May 21, 2012

Painting On Raw Canvas - Experimentations

Raw canvas was on sale at my local art store recently for $0.75/foot.  I was able to get two 3'x5' piece for only $7.50!!  Wow.  I've always wanted to paint on a larger size of canvas but was daunted by the price of big stretched canvases.
Raw  or 'unprimed' canvas hasn't been painted/primed with gesso so it will soak up paint like mad.  This makes it not as inexpensive as it may seem because you will spend a lot in paint when you use it.
I did some experimenting to find ways around this and am sharing the results, so far, with you here.  This is an incomplete work in progress.  I intend to leave this unstretched and use it as a wall-hanging when complete.

1. I washed the canvas in hot water with laundry soap and baking soda. I didn't wash anything else with these because I didn't want them to get bunched up and crease badly.  I did not to use fabric softener.
2. Cut away shredded bits that had frayed at the cut ends.  Then I dried the canvas in the dryer (once again NO fabric softener - it can prevent paint from adhering).
3. Removed from dryer right away and ironed.  This would have been hard on an ironing board so I used the kitchen table.  Because I had 2 pieces of canvas, I doubled them over so there were 4 layers of canvas between the table and ironing board at once, then flipped, rotated as needed to iron all of the canvas.  I used a spray bottle to dampen the canvas and high heat.

What I was left with: the washing, drying and ironing shrank the canvas a bit and made the weave tighter.  Exactly what I was hoping for.

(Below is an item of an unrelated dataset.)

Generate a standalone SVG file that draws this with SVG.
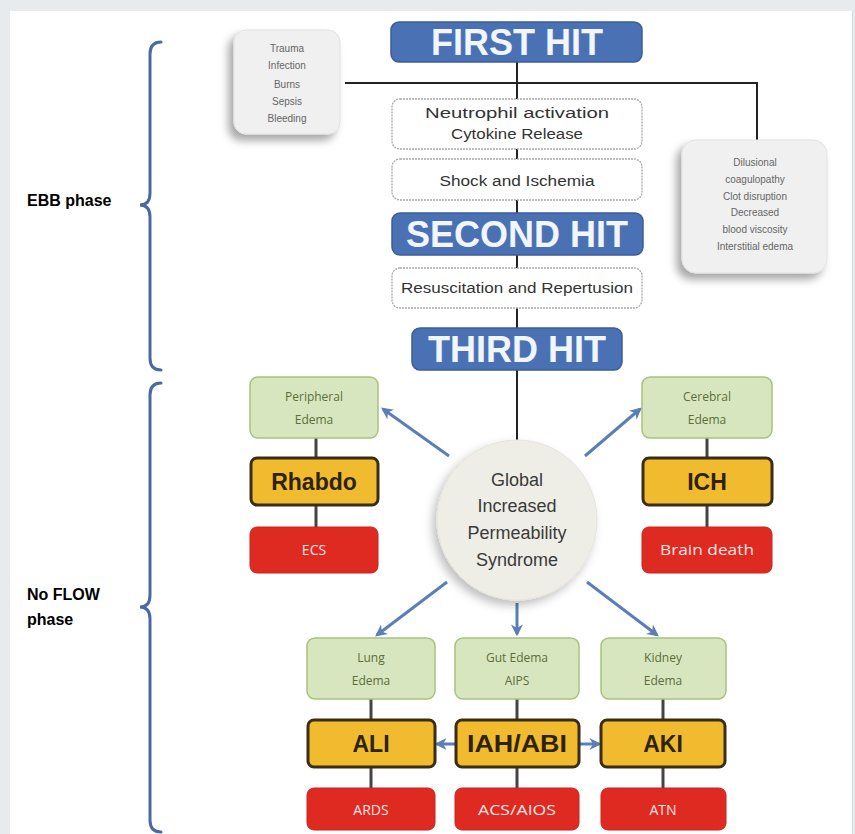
<svg xmlns="http://www.w3.org/2000/svg" width="855" height="834" viewBox="0 0 855 834">
<style>
.hit{fill:#4a71b4;stroke:#3b5d98;stroke-width:1.5}
.hitt{font-family:"Liberation Sans",Arial,sans-serif;font-weight:bold;font-size:36px;fill:#f1f5fc;text-anchor:middle}
.wb{fill:#fff;stroke:#a8a8a8;stroke-width:1.3;stroke-dasharray:2 1}
.wt{font-family:"Liberation Sans",Arial,sans-serif;font-size:14px;fill:#333;text-anchor:middle}
.gb{fill:#f0f0f0;stroke:#e2e2e2;stroke-width:1}
.gt{font-family:"Liberation Sans",Arial,sans-serif;font-size:10px;fill:#666;text-anchor:middle}
.grn{fill:#d8e6bf;stroke:#a7c27c;stroke-width:1.5}
.grt{font-family:"Open Sans","Liberation Sans",sans-serif;font-size:12px;fill:#5a6e3a;text-anchor:middle}
.yel{fill:#f1bb30;stroke:#3b2d12;stroke-width:3}
.yt{font-family:"Liberation Sans",Arial,sans-serif;font-weight:bold;font-size:23px;fill:#2e230a;text-anchor:middle}
.red{fill:#df2a22;stroke:#c9241d;stroke-width:1}
.rt{font-family:"Open Sans","Liberation Sans",sans-serif;font-size:14px;fill:#fbe6e4;text-anchor:middle}
.ct{font-family:"Liberation Sans",Arial,sans-serif;font-size:18px;fill:#3a3a3a;text-anchor:middle}
.lab{font-family:"Liberation Sans",Arial,sans-serif;font-weight:bold;font-size:16px;fill:#000}
.ln{stroke:#222;stroke-width:2;fill:none}
.sl{stroke:#444;stroke-width:3;fill:none}
.ar{stroke:#5a7fb8;stroke-width:3;fill:none;marker-end:url(#ah)}
.br{stroke:#4a6aa5;stroke-width:3;fill:none;stroke-linecap:round}
</style>
<defs>
<marker id="ah" viewBox="0 0 10 10" refX="8" refY="5" markerWidth="4" markerHeight="4" orient="auto" markerUnits="strokeWidth">
<path d="M0,0 L10,5 L0,10 L3,5 Z" fill="#5a7fb8"/>
</marker>
<filter id="sh" x="-30%" y="-30%" width="160%" height="160%">
<feDropShadow dx="-5" dy="6" stdDeviation="4" flood-color="#000" flood-opacity="0.35"/>
</filter>
<filter id="csh" x="-30%" y="-30%" width="160%" height="160%">
<feDropShadow dx="-4" dy="5" stdDeviation="5" flood-color="#000" flood-opacity="0.25"/>
</filter>
</defs>
<rect x="0" y="0" width="855" height="834" fill="#e7ebee"/>
<rect x="10" y="11" width="842" height="823" fill="#fff"/>
<line x1="852.5" y1="11" x2="852.5" y2="834" stroke="#d5d9dc" stroke-width="1"/>

<g id="connectors">
<line class="ln" x1="517" y1="62" x2="517" y2="99"/>
<polyline class="ln" points="345,83 757,83 757,140"/>
<line class="ln" x1="517" y1="149" x2="517" y2="159"/>
<line class="ln" x1="517" y1="200" x2="517" y2="213"/>
<line class="ln" x1="517" y1="255" x2="517" y2="268"/>
<line class="ln" x1="517" y1="308" x2="517" y2="328"/>
<line class="ln" x1="517" y1="370" x2="517" y2="440"/>
<line class="sl" x1="316" y1="438" x2="316" y2="458"/>
<line class="sl" x1="316" y1="505" x2="316" y2="527"/>
<line class="sl" x1="707" y1="438" x2="707" y2="458"/>
<line class="sl" x1="707" y1="505" x2="707" y2="527"/>
<line class="sl" x1="371" y1="699" x2="371" y2="720"/>
<line class="sl" x1="371" y1="767" x2="371" y2="788"/>
<line class="sl" x1="517" y1="699" x2="517" y2="720"/>
<line class="sl" x1="517" y1="767" x2="517" y2="788"/>
<line class="sl" x1="663" y1="699" x2="663" y2="720"/>
<line class="sl" x1="663" y1="767" x2="663" y2="788"/>
<line class="ar" x1="449" y1="456" x2="383" y2="409"/>
<line class="ar" x1="585" y1="456" x2="640" y2="409"/>
<line class="ar" x1="447" y1="582" x2="377" y2="635"/>
<line class="ar" x1="517" y1="603" x2="517" y2="634"/>
<line class="ar" x1="587" y1="582" x2="657" y2="635"/>
<line class="ar" x1="455" y1="744" x2="437" y2="744"/>
<line class="ar" x1="579" y1="744" x2="599" y2="744"/>
</g>

<g id="braces">
<path class="br" d="M161,42 Q150,42 150,54 L150,193 Q150,205 140,205 Q150,205 150,217 L150,358 Q150,370 161,370"/>
<path class="br" d="M161,383 Q150,383 150,395 L150,595 Q150,607 140,607 Q150,607 150,619 L150,820 Q150,832 161,832"/>
<text class="lab" x="27" y="206">EBB phase</text>
<text class="lab" x="27" y="600">No FLOW</text>
<text class="lab" x="27" y="625">phase</text>
</g>

<g id="first-hit">
<rect class="hit" x="391" y="22" width="251" height="40" rx="8"/>
<text class="hitt" x="517" y="55">FIRST HIT</text>
</g>
<g id="causes">
<rect class="gb" x="234" y="30" width="106" height="104" rx="12" filter="url(#sh)"/>
<text class="gt" x="287" y="52">Trauma</text>
<text class="gt" x="287" y="69">Infection</text>
<text class="gt" x="287" y="88">Burns</text>
<text class="gt" x="287" y="105">Sepsis</text>
<text class="gt" x="287" y="122">Bleeding</text>
</g>
<g id="effects">
<rect class="gb" x="682" y="140" width="145" height="133" rx="14" filter="url(#sh)"/>
<text class="gt" x="755" y="166">Dilusional</text>
<text class="gt" x="755" y="183">coagulopathy</text>
<text class="gt" x="755" y="200">Clot disruption</text>
<text class="gt" x="755" y="216">Decreased</text>
<text class="gt" x="755" y="233">blood viscosity</text>
<text class="gt" x="755" y="250">Interstitial edema</text>
</g>
<g id="neutrophil">
<rect class="wb" x="392" y="99" width="250" height="50" rx="8"/>
<text class="wt" x="517" y="118" textLength="184" lengthAdjust="spacingAndGlyphs">Neutrophil activation</text>
<text class="wt" x="517" y="139" textLength="132" lengthAdjust="spacingAndGlyphs">Cytokine Release</text>
</g>
<g id="shock">
<rect class="wb" x="392" y="159" width="250" height="41" rx="8"/>
<text class="wt" x="517" y="186" textLength="155" lengthAdjust="spacingAndGlyphs">Shock and Ischemia</text>
</g>
<g id="second-hit">
<rect class="hit" x="392" y="213" width="251" height="42" rx="8"/>
<text class="hitt" x="517" y="247">SECOND HIT</text>
</g>
<g id="resuscitation">
<rect class="wb" x="392" y="268" width="250" height="40" rx="8"/>
<text class="wt" x="517" y="293" textLength="232" lengthAdjust="spacingAndGlyphs">Resuscitation and Repertusion</text>
</g>
<g id="third-hit">
<rect class="hit" x="412" y="328" width="210" height="42" rx="8"/>
<text class="hitt" x="517" y="362">THIRD HIT</text>
</g>
<g id="gips">
<circle cx="517" cy="520" r="80" fill="#eeeee6" stroke="#e4e4dc" stroke-width="1" filter="url(#csh)"/>
<text class="ct" x="517" y="486">Global</text>
<text class="ct" x="517" y="512">Increased</text>
<text class="ct" x="517" y="539">Permeability</text>
<text class="ct" x="517" y="566">Syndrome</text>
</g>

<g id="peripheral-edema">
<rect class="grn" x="250" y="377" width="128" height="61" rx="8"/>
<text class="grt" x="314" y="401">Peripheral</text>
<text class="grt" x="314" y="424">Edema</text>
</g>
<g id="rhabdo">
<rect class="yel" x="251" y="458" width="127" height="47" rx="6"/>
<text class="yt" x="314" y="490">Rhabdo</text>
</g>
<g id="ecs">
<rect class="red" x="250" y="527" width="128" height="46" rx="7"/>
<text class="rt" x="314" y="555">ECS</text>
</g>

<g id="cerebral-edema">
<rect class="grn" x="642" y="377" width="130" height="61" rx="8"/>
<text class="grt" x="707" y="401">Cerebral</text>
<text class="grt" x="707" y="424">Edema</text>
</g>
<g id="ich">
<rect class="yel" x="643" y="458" width="129" height="47" rx="6"/>
<text class="yt" x="707" y="490">ICH</text>
</g>
<g id="brain-death">
<rect class="red" x="642" y="527" width="130" height="46" rx="7"/>
<text class="rt" x="707" y="555" textLength="94" lengthAdjust="spacingAndGlyphs">Brain death</text>
</g>

<g id="lung-edema">
<rect class="grn" x="307" y="638" width="128" height="61" rx="8"/>
<text class="grt" x="371" y="662">Lung</text>
<text class="grt" x="371" y="685">Edema</text>
</g>
<g id="ali">
<rect class="yel" x="308" y="720" width="127" height="47" rx="6"/>
<text class="yt" x="371" y="752">ALI</text>
</g>
<g id="ards">
<rect class="red" x="307" y="788" width="128" height="42" rx="7"/>
<text class="rt" x="371" y="815">ARDS</text>
</g>

<g id="gut-edema">
<rect class="grn" x="455" y="638" width="124" height="61" rx="8"/>
<text class="grt" x="517" y="662">Gut Edema</text>
<text class="grt" x="517" y="685">AIPS</text>
</g>
<g id="iah-abi">
<rect class="yel" x="456" y="720" width="123" height="47" rx="6"/>
<text class="yt" x="517" y="752" textLength="100" lengthAdjust="spacingAndGlyphs">IAH/ABI</text>
</g>
<g id="acs-aios">
<rect class="red" x="455" y="788" width="124" height="42" rx="7"/>
<text class="rt" x="517" y="815" textLength="78" lengthAdjust="spacingAndGlyphs">ACS/AIOS</text>
</g>

<g id="kidney-edema">
<rect class="grn" x="601" y="638" width="125" height="61" rx="8"/>
<text class="grt" x="663" y="662">Kidney</text>
<text class="grt" x="663" y="685">Edema</text>
</g>
<g id="aki">
<rect class="yel" x="601" y="720" width="124" height="47" rx="6"/>
<text class="yt" x="663" y="752">AKI</text>
</g>
<g id="atn">
<rect class="red" x="601" y="788" width="125" height="42" rx="7"/>
<text class="rt" x="663" y="815">ATN</text>
</g>
</svg>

My plan was to use watered down super cheap paint to cover the canvas so that I could paint on it later with less cheap paint.  However, I think I am liking the look of this so much, that it will become the actual painting - not just a background.  I used the Michael's store brand 2oz bottles that cost $0.69/bottle.  I've covered tons of the canvas so far and used less than 5 bottles!  Assuming I use 6 by the time I am done that will be $4 of paint.  Far more affordable than gessoing the canvas.

I planned to make a big mess so I took this project out onto the deck with an old sheet under it (and books to weigh down corners due to wind).


I did some weeding:
 detail of weeds which will serve as a 'resist', leaving areas unpainted under them:

Acrylic paint mixed with water (a bit more than half water) and sprayed using the Tulip Fabric Paint Cannon:
 Spraying a layer of pink:
 Adding a few objects and then spraying yellow:
 Spraying white, then removing all objects:
 detail of weed resist area:
By this time I had a blister on the finger that had been spraying so I put away the sprayer. I put paint and water into empty paint bottles and shook them up to make very watery paint (about half and half paint:water).
I waited for the top layer to dry - very fast since it was a sweltering hot, sunny day.
Then I flipped the canvas over and and began applying the paint to the back with a big brush, adding water as needed with the brush.  This side looks very primary but I will paint over it later and this canvas will become double-sided - I can rotate it on a whim :)
 I chose where I put the big washes of colour on the back because I wanted it to bleed through in specific places on the front.  For example I wanted the weeds to be greenish.
 With this technique, what happens is that the paint on the front blocks colour from bleeding through from the back.  The paint from the back only will bleed through onto any remaining parts of canvas that are still raw.  It ended up having a far cooler effect than I had expected and I'm really excited about it :-)


One of the parts of this piece that I love most is the way the colour gradation shows through in the three diagonal lines in the corner:


 I put my second piece of canvas under the piece I was painting part way through - as soon as I saw what cool effects were bleeding through onto the old sheet.  I wanted them on the blank canvas instead!

Would I do anything differently if I did this again?
Yes - first of all I would use more than one finger for holding down the spray nozzle!  :-)
I also would leave more areas raw, with only sparse splatter on them, because of how much I love the bleeding through effect.